Set task »
Scan each line of the records for the word "this" and extract the ones that have it.

Supplied material »
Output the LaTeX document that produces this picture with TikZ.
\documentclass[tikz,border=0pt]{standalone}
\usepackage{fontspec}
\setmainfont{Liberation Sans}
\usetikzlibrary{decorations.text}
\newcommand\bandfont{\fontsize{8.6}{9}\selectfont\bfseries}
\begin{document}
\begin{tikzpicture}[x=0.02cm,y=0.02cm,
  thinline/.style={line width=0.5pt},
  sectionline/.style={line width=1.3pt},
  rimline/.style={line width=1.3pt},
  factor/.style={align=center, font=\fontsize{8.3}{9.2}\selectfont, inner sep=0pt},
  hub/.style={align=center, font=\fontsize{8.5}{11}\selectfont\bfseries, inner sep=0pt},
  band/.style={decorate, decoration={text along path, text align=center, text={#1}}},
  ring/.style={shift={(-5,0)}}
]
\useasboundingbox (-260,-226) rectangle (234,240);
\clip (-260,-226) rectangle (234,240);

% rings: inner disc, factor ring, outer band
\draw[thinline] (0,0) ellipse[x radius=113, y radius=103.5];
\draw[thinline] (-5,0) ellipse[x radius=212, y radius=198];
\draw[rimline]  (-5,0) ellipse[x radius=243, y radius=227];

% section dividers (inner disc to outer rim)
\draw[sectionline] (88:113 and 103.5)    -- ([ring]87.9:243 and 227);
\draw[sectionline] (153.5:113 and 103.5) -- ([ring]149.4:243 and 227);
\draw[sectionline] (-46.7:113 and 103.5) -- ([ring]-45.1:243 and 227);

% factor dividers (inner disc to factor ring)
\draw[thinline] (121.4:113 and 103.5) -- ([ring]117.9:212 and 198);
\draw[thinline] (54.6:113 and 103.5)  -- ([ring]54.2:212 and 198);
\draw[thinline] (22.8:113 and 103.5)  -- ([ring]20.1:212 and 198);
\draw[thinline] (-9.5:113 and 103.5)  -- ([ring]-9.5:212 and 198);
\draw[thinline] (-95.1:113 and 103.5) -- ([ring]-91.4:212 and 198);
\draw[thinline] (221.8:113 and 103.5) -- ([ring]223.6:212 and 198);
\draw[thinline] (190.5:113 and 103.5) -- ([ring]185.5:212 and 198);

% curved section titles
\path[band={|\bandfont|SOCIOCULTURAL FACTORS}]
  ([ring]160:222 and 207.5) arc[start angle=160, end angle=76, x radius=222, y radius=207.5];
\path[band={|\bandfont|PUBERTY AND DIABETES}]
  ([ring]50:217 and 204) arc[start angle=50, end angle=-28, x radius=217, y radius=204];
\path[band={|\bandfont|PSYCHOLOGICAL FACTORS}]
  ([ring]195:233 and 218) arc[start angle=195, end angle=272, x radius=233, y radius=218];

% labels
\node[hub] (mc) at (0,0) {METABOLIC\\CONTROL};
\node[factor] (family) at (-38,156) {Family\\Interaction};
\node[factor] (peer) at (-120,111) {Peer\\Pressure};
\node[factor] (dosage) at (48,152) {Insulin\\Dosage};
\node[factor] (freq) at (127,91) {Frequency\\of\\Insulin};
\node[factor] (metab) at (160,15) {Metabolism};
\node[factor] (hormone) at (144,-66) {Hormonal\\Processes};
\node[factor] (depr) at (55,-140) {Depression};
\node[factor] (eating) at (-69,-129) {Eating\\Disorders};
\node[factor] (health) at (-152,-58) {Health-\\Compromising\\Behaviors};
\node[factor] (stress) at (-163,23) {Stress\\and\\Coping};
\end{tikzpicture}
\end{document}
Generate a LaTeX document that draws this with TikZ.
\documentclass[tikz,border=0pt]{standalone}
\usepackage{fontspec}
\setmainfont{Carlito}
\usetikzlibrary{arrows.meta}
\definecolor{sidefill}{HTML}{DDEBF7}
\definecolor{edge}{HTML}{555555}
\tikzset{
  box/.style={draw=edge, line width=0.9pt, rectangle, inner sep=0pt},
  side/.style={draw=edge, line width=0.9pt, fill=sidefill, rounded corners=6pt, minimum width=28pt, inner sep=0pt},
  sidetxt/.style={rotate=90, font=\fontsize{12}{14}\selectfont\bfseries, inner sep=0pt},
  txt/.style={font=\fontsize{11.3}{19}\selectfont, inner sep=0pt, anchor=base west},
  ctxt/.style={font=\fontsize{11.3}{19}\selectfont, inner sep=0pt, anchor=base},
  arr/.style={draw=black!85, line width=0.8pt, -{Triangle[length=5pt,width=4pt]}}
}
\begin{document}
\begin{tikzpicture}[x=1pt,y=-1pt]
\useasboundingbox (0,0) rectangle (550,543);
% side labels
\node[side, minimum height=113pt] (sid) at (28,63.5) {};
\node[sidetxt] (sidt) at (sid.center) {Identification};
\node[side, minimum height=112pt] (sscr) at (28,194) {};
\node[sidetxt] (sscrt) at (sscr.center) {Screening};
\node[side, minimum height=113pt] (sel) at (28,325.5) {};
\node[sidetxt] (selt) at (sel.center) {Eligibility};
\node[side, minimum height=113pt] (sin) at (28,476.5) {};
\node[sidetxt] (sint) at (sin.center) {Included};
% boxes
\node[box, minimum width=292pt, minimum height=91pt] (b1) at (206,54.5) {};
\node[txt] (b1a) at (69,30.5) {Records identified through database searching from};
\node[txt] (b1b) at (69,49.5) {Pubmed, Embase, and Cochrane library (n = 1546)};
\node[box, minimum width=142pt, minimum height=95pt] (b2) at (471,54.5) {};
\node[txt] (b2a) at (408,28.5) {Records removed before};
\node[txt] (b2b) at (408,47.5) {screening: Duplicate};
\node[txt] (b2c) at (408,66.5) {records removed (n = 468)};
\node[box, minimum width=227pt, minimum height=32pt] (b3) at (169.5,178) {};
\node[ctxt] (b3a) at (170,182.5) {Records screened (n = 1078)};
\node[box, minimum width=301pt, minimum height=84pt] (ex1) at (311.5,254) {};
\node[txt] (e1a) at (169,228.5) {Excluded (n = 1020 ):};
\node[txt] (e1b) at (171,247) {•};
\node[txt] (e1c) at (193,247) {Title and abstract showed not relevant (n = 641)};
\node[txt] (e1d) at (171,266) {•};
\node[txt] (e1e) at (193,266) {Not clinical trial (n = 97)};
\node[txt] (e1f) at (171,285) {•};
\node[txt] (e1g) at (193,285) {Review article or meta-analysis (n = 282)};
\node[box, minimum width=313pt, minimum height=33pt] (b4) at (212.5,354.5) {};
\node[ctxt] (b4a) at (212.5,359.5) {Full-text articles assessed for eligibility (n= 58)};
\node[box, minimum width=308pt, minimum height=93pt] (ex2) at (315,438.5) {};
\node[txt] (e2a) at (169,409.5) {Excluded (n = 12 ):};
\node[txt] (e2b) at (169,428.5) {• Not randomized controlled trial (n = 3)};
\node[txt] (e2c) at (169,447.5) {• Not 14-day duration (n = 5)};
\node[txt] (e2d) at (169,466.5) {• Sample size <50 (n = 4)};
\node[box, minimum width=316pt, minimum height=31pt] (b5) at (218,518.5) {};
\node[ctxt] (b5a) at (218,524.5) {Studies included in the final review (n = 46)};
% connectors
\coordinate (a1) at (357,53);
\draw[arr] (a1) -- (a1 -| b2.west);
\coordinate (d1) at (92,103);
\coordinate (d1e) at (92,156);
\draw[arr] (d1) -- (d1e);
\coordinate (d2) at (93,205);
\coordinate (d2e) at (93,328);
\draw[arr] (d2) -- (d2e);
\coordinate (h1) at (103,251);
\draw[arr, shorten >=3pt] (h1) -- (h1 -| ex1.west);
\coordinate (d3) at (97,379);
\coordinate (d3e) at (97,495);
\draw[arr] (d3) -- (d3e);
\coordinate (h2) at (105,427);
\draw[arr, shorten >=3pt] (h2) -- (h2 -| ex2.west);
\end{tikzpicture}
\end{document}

==

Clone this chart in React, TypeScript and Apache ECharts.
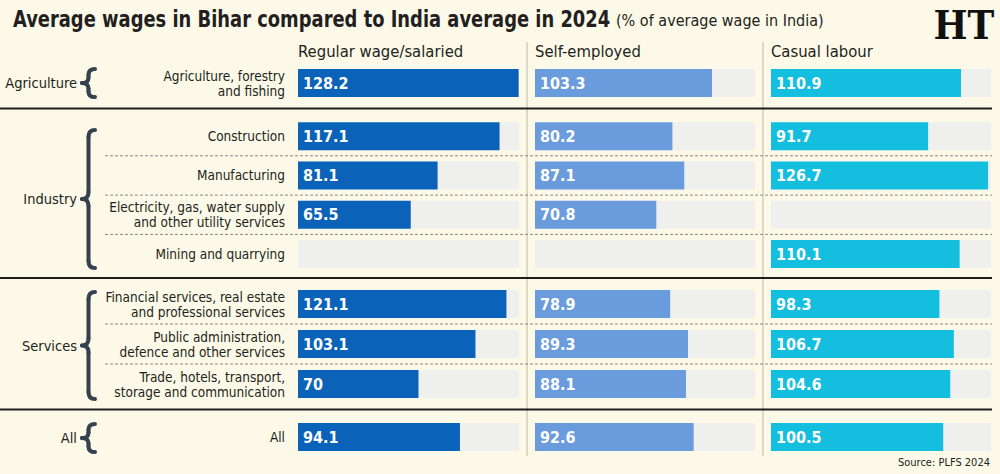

--

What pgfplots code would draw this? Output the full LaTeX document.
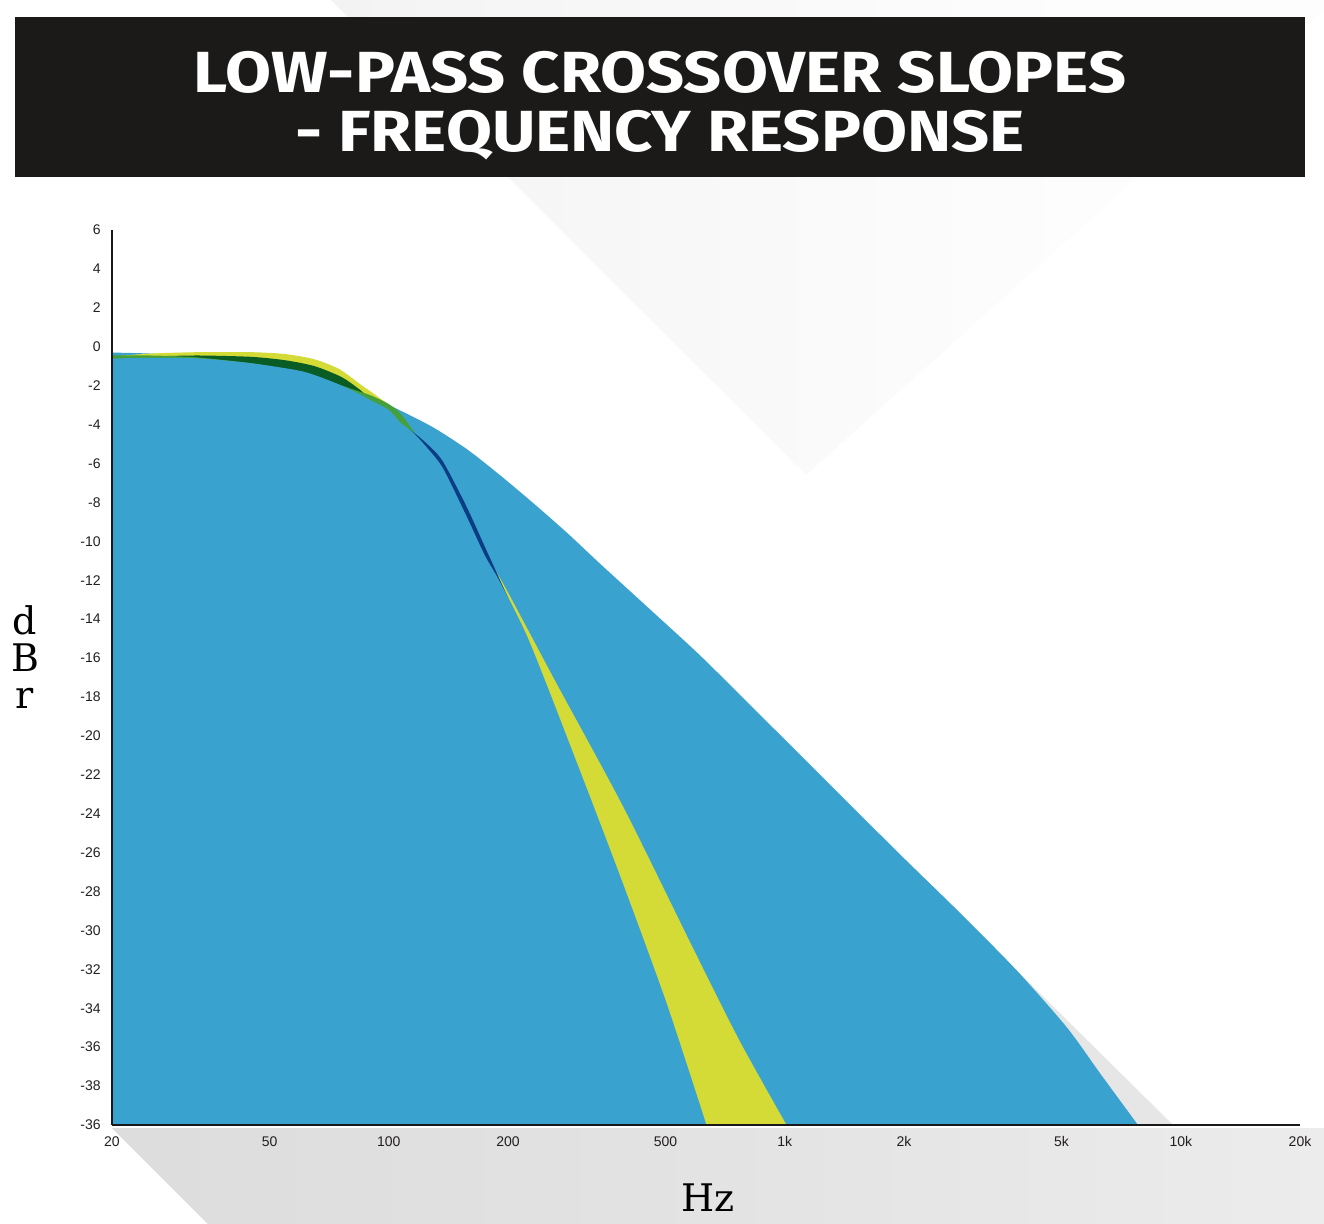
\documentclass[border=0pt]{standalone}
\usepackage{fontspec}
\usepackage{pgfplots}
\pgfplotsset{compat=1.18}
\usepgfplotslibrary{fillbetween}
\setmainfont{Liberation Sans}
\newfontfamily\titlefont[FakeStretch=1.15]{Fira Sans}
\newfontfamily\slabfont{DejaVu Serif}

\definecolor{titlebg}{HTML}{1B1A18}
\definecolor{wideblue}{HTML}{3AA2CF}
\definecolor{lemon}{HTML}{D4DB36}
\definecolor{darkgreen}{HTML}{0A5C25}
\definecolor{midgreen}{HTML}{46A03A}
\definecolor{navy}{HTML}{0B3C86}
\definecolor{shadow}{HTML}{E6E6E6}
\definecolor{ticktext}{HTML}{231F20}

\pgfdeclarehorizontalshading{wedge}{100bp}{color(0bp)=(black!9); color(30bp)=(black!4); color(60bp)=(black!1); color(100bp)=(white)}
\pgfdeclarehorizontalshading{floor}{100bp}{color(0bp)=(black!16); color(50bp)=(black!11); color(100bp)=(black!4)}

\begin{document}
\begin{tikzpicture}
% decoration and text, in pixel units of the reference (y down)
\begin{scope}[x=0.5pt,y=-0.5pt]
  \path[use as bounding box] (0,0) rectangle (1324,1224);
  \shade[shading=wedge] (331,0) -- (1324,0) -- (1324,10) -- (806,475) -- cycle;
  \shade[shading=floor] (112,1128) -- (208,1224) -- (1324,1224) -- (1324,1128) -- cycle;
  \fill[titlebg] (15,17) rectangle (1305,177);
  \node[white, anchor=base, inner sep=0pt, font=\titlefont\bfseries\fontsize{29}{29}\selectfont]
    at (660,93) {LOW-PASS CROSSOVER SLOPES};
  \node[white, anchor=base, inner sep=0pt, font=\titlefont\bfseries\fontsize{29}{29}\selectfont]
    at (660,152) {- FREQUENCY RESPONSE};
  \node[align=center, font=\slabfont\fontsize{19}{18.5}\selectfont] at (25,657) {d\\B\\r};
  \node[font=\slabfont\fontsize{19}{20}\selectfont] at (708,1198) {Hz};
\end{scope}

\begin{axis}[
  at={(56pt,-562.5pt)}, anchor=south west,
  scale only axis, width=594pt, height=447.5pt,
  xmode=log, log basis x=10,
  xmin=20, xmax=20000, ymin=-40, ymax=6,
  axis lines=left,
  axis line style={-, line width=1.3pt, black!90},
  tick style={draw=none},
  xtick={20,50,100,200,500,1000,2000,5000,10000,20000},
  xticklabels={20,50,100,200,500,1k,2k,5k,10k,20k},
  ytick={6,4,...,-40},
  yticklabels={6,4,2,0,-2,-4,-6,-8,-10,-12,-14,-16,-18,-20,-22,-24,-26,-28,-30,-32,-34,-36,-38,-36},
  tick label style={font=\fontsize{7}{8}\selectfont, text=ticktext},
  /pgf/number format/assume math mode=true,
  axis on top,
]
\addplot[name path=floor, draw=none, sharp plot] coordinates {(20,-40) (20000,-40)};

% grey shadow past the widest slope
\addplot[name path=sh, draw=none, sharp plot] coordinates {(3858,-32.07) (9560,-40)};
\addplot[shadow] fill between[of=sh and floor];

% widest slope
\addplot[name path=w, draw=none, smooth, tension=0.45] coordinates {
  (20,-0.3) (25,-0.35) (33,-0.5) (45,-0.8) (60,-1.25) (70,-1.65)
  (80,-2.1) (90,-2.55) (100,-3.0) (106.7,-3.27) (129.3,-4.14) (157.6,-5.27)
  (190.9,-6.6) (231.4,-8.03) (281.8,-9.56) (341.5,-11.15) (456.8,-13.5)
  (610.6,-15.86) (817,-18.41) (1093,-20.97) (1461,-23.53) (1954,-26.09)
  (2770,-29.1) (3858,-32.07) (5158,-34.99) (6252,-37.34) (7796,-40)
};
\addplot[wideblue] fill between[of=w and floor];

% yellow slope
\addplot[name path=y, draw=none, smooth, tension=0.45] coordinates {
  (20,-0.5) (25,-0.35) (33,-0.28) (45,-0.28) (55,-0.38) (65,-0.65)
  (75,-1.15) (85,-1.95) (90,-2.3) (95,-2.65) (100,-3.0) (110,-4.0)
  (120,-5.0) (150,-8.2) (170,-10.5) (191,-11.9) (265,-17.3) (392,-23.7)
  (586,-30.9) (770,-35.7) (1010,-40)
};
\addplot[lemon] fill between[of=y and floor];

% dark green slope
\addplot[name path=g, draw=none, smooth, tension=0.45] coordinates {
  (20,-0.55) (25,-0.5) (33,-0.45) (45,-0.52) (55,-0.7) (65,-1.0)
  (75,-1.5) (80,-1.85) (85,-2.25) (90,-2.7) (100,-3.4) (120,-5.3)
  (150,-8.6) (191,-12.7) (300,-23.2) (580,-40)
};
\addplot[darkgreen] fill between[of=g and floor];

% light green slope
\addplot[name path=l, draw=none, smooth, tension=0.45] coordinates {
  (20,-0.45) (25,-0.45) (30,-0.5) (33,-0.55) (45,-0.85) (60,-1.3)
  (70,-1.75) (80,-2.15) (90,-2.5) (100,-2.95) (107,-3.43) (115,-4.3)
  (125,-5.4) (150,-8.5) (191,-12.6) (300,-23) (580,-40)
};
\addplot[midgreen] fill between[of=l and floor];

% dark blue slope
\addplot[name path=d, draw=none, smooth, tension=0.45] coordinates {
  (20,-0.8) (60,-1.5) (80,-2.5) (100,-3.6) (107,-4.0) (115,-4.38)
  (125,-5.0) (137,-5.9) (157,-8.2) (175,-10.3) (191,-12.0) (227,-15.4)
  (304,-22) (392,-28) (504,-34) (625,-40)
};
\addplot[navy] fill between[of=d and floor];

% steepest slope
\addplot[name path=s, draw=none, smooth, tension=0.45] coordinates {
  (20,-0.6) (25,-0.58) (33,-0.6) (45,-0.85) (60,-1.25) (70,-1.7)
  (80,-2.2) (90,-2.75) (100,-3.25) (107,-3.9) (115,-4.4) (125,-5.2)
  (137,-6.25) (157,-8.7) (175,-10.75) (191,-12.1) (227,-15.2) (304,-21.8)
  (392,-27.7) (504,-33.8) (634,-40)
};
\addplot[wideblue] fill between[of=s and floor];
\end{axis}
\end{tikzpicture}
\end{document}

Output of the exercise »
Output the LaTeX document that produces this picture with TikZ.
Generate a LaTeX document that draws this with TikZ.
Clone this chart in React, TypeScript and Apache ECharts.
What pgfplots code would draw this? Output the full LaTeX document.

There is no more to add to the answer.